*Exercise goal*. Print only the lines from the top of the data through the line with "0.0152, 0.0191, 0.0155, 0.0123, 0.009];", both included, skipping every picture.

*Dataset excerpt*.
============
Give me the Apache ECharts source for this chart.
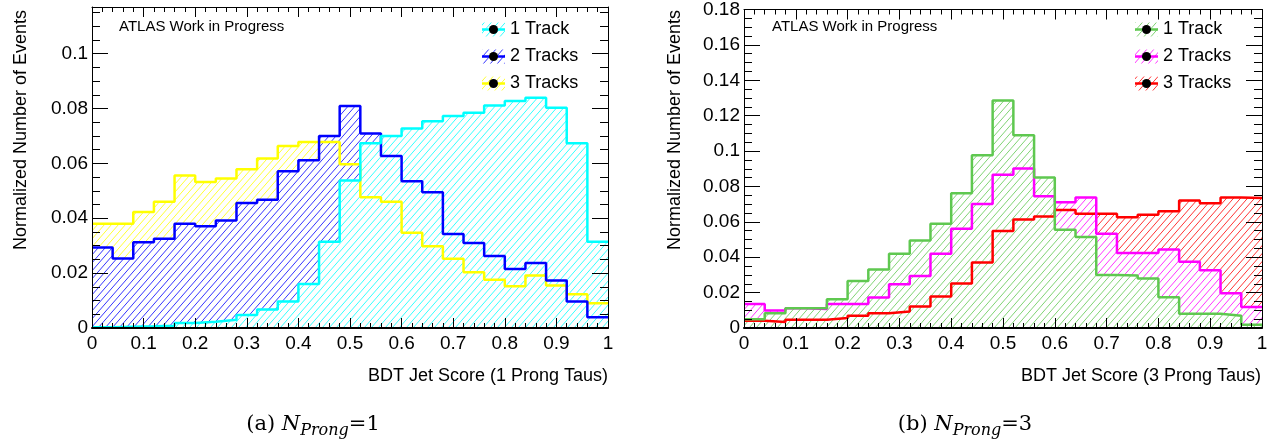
<!DOCTYPE html>
<html>
<head>
<meta charset="utf-8">
<script src="https://cdn.jsdelivr.net/npm/echarts@6/dist/echarts.min.js"></script>
<style>
  html, body { margin: 0; padding: 0; background: #ffffff; }
  #chart { width: 1271px; height: 440px; }
</style>
</head>
<body>
<div id="chart"></div>
<script>
// Bin edges of the BDT jet score histograms (25 bins of width 0.04)
const binEdges = [0, 0.04, 0.08, 0.12, 0.16, 0.2, 0.24, 0.28, 0.32, 0.36, 0.4, 0.44, 0.48,
                  0.52, 0.56, 0.6, 0.64, 0.68, 0.72, 0.76, 0.8, 0.84, 0.88, 0.92, 0.96, 1];

// 1-prong taus: normalized bin contents per track multiplicity
const prong1Track1 = [0.0003, 0.0005, 0.0006, 0.0008, 0.0018, 0.0023, 0.003, 0.0047, 0.0067, 0.0097,
                      0.016, 0.0314, 0.0538, 0.0673, 0.07, 0.0727, 0.0754, 0.0773, 0.0785, 0.0811,
                      0.0827, 0.0839, 0.0803, 0.0673, 0.0314];
const prong1Track2 = [0.0293, 0.0253, 0.0313, 0.0325, 0.038, 0.0371, 0.0392, 0.0456, 0.0467, 0.0571,
                      0.0611, 0.07, 0.0809, 0.0709, 0.0627, 0.0535, 0.0495, 0.0343, 0.031, 0.0262,
                      0.0215, 0.0237, 0.0173, 0.0097, 0.0039];
const prong1Track3 = [0.038, 0.038, 0.0423, 0.046, 0.0556, 0.0532, 0.0545, 0.0579, 0.0618, 0.0663,
                      0.0678, 0.0678, 0.0597, 0.0477, 0.046, 0.0347, 0.0298, 0.0252, 0.0203, 0.0176,
                      0.0152, 0.0191, 0.0155, 0.0123, 0.009];

// 3-prong taus: normalized bin contents per track multiplicity
const prong3Track1 = [0.005, 0.0084, 0.0112, 0.0112, 0.0163, 0.0265, 0.0331, 0.042, 0.0495, 0.0589,
                      0.0761, 0.0976, 0.1286, 0.109, 0.085, 0.0555, 0.0514, 0.0299, 0.0297, 0.028,
                      0.0174, 0.008, 0.008, 0.0069, 0.0019];
const prong3Track2 = [0.0135, 0.0099, 0.0112, 0.0107, 0.0136, 0.0136, 0.0172, 0.0247, 0.0294, 0.042,
                      0.0561, 0.0701, 0.0866, 0.0901, 0.0745, 0.071, 0.0738, 0.0533, 0.0424, 0.0424,
                      0.0443, 0.0374, 0.0327, 0.0196, 0.0118];
const prong3Track3 = [0.0041, 0.0034, 0.0047, 0.0047, 0.0056, 0.0069, 0.0084, 0.0093, 0.0122, 0.0178,
                      0.0252, 0.037, 0.0548, 0.0613, 0.063, 0.0667, 0.0645, 0.0645, 0.0626, 0.064,
                      0.066, 0.072, 0.0705, 0.0738, 0.0734];

const trackLabels = ['1 Track', '2 Tracks', '3 Tracks'];
const xTitles = ['BDT Jet Score (1 Prong Taus)', 'BDT Jet Score (3 Prong Taus)'];
const yTitle = 'Normalized Number of Events';
const stamp = 'ATLAS Work in Progress';

const SANS = '"Liberation Sans", Arial, Helvetica, sans-serif';
const SERIF = '"DejaVu Serif", "Liberation Serif", serif';

// Diagonal "/" hatch on white; the tiles line up across series, so the
// histogram drawn last shows its own hatch where the fills overlap
function hatch(color) {
  const w = 7, h = 8;
  const c = document.createElement('canvas');
  c.width = w; c.height = h;
  const g = c.getContext('2d');
  g.fillStyle = '#ffffff';
  g.fillRect(0, 0, w, h);
  g.strokeStyle = color;
  g.lineWidth = 0.8;
  for (const dx of [-w, 0, w]) {
    g.beginPath();
    g.moveTo(dx, h);
    g.lineTo(dx + w, 0);
    g.stroke();
  }
  return { image: c, repeat: 'repeat' };
}

function stepData(values) {
  return binEdges.map((x, i) => [x, values[Math.min(i, values.length - 1)]]);
}

// Hatched fill of one histogram (outline drawn separately, above all fills)
function histFill(name, values, color, axisIndex) {
  return {
    type: 'line', name: name, xAxisIndex: axisIndex, yAxisIndex: axisIndex,
    step: 'end', symbol: 'none', silent: true, animation: false, z: 2,
    data: stepData(values),
    lineStyle: { width: 0, opacity: 0 },
    itemStyle: { color: color },
    areaStyle: { color: hatch(color), opacity: 1 }
  };
}

function histLine(name, values, color, axisIndex) {
  return {
    type: 'line', name: name, xAxisIndex: axisIndex, yAxisIndex: axisIndex,
    step: 'end', symbol: 'none', silent: true, animation: false, z: 3,
    data: stepData(values),
    lineStyle: { color: color, width: 2.5 },
    itemStyle: { color: color }
  };
}

function xAxes(gridIndex) {
  const common = {
    type: 'value', gridIndex: gridIndex, min: 0, max: 1, interval: 0.1, z: 5,
    splitLine: { show: false },
    axisLine: { show: true, onZero: false, lineStyle: { color: '#000', width: 1 } },
    axisTick: { show: true, inside: true, length: 10, lineStyle: { color: '#000', width: 1 } },
    minorTick: { show: true, splitNumber: 5, length: 5, lineStyle: { color: '#000', width: 1 } }
  };
  return [
    Object.assign({}, common, {
      position: 'bottom',
      axisLine: { show: true, onZero: false, lineStyle: { color: '#000', width: 2 } },
      axisLabel: { show: true, color: '#000', fontSize: 19, fontFamily: SANS, margin: 6 }
    }),
    Object.assign({}, common, { position: 'top', axisLabel: { show: false } })
  ];
}

function yAxes(gridIndex, max) {
  const common = {
    type: 'value', gridIndex: gridIndex, min: 0, max: max, interval: 0.02, z: 5,
    splitLine: { show: false },
    axisLine: { show: true, onZero: false, lineStyle: { color: '#000', width: 1 } },
    axisTick: { show: true, inside: true, length: 16, lineStyle: { color: '#000', width: 1 } },
    minorTick: { show: true, splitNumber: 4, length: 8, lineStyle: { color: '#000', width: 1 } }
  };
  return [
    Object.assign({}, common, {
      position: 'left',
      axisLabel: { show: true, color: '#000', fontSize: 19, fontFamily: SANS, margin: 4,
                   showMaxLabel: max > 0.15 }
    }),
    Object.assign({}, common, { position: 'right', axisLabel: { show: false } })
  ];
}

function legendBlock(x, y0, colors) {
  const items = [];
  colors.forEach((color, i) => {
    const cy = y0 + i * 27;
    items.push({ type: 'rect', shape: { x: x, y: cy - 7, width: 23, height: 14 },
                 style: { fill: hatch(color) }, z: 10 });
    items.push({ type: 'line', shape: { x1: x, y1: cy, x2: x + 23, y2: cy },
                 style: { stroke: color, lineWidth: 2.5 }, z: 11 });
    items.push({ type: 'circle', shape: { cx: x + 11.5, cy: cy, r: 4.5 },
                 style: { fill: '#000' }, z: 12 });
    items.push({ type: 'text', x: x + 28, y: cy, z: 12,
                 style: { text: trackLabels[i], fill: '#000', font: '18px ' + SANS,
                          verticalAlign: 'middle', align: 'left' } });
  });
  return items;
}

// Sub-figure caption: (a) N_Prong=1
function caption(cx, letter, n) {
  return {
    type: 'text', x: cx, y: 425, z: 12,
    style: {
      text: '{p|(' + letter + ') }{n|N}{s|Prong}{p|=' + n + '}',
      align: 'center', verticalAlign: 'middle',
      rich: {
        p: { fontFamily: SERIF, fontSize: 21, fill: '#000', verticalAlign: 'middle', lineHeight: 28 },
        n: { fontFamily: SERIF, fontSize: 21, fontStyle: 'italic', fill: '#000', verticalAlign: 'middle', lineHeight: 28 },
        s: { fontFamily: SERIF, fontSize: 16, fontStyle: 'italic', fill: '#000', verticalAlign: 'bottom', lineHeight: 28 }
      }
    }
  };
}

const colorsA = ['#00ffff', '#0000ff', '#ffff00'];
const colorsB = ['#5fc850', '#ff00ff', '#ff0000'];

const panels = [
  { axis: 0, values: [prong1Track1, prong1Track2, prong1Track3], colors: colorsA },
  { axis: 2, values: [prong3Track1, prong3Track2, prong3Track3], colors: colorsB }
];

// Fills back to front (3 tracks, 2 tracks, 1 track), then outlines in the same order
const series = [];
panels.forEach(p => {
  [2, 1, 0].forEach(k => series.push(histFill(trackLabels[k], p.values[k], p.colors[k], p.axis)));
  [2, 1, 0].forEach(k => series.push(histLine(trackLabels[k], p.values[k], p.colors[k], p.axis)));
});

const chart = echarts.init(document.getElementById('chart'), null, { renderer: 'canvas' });

chart.setOption({
  backgroundColor: '#ffffff',
  animation: false,
  grid: [
    { left: 92, top: 7, width: 516, height: 321, containLabel: false },
    { left: 744, top: 7, width: 518, height: 321, containLabel: false }
  ],
  xAxis: [].concat(xAxes(0), xAxes(1)),
  yAxis: [].concat(yAxes(0, 0.117), yAxes(1, 0.18)),
  series: series,
  graphic: [].concat(
    [
      { type: 'text', x: 119, y: 27, z: 12,
        style: { text: stamp, fill: '#000', font: '15px ' + SANS, verticalAlign: 'middle' } },
      { type: 'text', x: 772, y: 27, z: 12,
        style: { text: stamp, fill: '#000', font: '15px ' + SANS, verticalAlign: 'middle' } },
      { type: 'text', x: 21, y: 10, rotation: Math.PI / 2, z: 12,
        style: { text: yTitle, fill: '#000', font: '18px ' + SANS, align: 'right', verticalAlign: 'middle' } },
      { type: 'text', x: 675, y: 10, rotation: Math.PI / 2, z: 12,
        style: { text: yTitle, fill: '#000', font: '18px ' + SANS, align: 'right', verticalAlign: 'middle' } },
      { type: 'text', x: 608, y: 376, z: 12,
        style: { text: xTitles[0], fill: '#000', font: '18px ' + SANS, align: 'right', verticalAlign: 'middle' } },
      { type: 'text', x: 1261, y: 376, z: 12,
        style: { text: xTitles[1], fill: '#000', font: '18px ' + SANS, align: 'right', verticalAlign: 'middle' } },
      caption(313, 'a', 1),
      caption(965, 'b', 3)
    ],
    legendBlock(482, 29.5, colorsA),
    legendBlock(1135, 29.5, colorsB)
  )
});
</script>
</body>
</html>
============
*Worked solution*.
Give me the Apache ECharts source for this chart.
<!DOCTYPE html>
<html>
<head>
<meta charset="utf-8">
<script src="https://cdn.jsdelivr.net/npm/echarts@6/dist/echarts.min.js"></script>
<style>
  html, body { margin: 0; padding: 0; background: #ffffff; }
  #chart { width: 1271px; height: 440px; }
</style>
</head>
<body>
<div id="chart"></div>
<script>
// Bin edges of the BDT jet score histograms (25 bins of width 0.04)
const binEdges = [0, 0.04, 0.08, 0.12, 0.16, 0.2, 0.24, 0.28, 0.32, 0.36, 0.4, 0.44, 0.48,
                  0.52, 0.56, 0.6, 0.64, 0.68, 0.72, 0.76, 0.8, 0.84, 0.88, 0.92, 0.96, 1];

// 1-prong taus: normalized bin contents per track multiplicity
const prong1Track1 = [0.0003, 0.0005, 0.0006, 0.0008, 0.0018, 0.0023, 0.003, 0.0047, 0.0067, 0.0097,
                      0.016, 0.0314, 0.0538, 0.0673, 0.07, 0.0727, 0.0754, 0.0773, 0.0785, 0.0811,
                      0.0827, 0.0839, 0.0803, 0.0673, 0.0314];
const prong1Track2 = [0.0293, 0.0253, 0.0313, 0.0325, 0.038, 0.0371, 0.0392, 0.0456, 0.0467, 0.0571,
                      0.0611, 0.07, 0.0809, 0.0709, 0.0627, 0.0535, 0.0495, 0.0343, 0.031, 0.0262,
                      0.0215, 0.0237, 0.0173, 0.0097, 0.0039];
const prong1Track3 = [0.038, 0.038, 0.0423, 0.046, 0.0556, 0.0532, 0.0545, 0.0579, 0.0618, 0.0663,
                      0.0678, 0.0678, 0.0597, 0.0477, 0.046, 0.0347, 0.0298, 0.0252, 0.0203, 0.0176,
                      0.0152, 0.0191, 0.0155, 0.0123, 0.009];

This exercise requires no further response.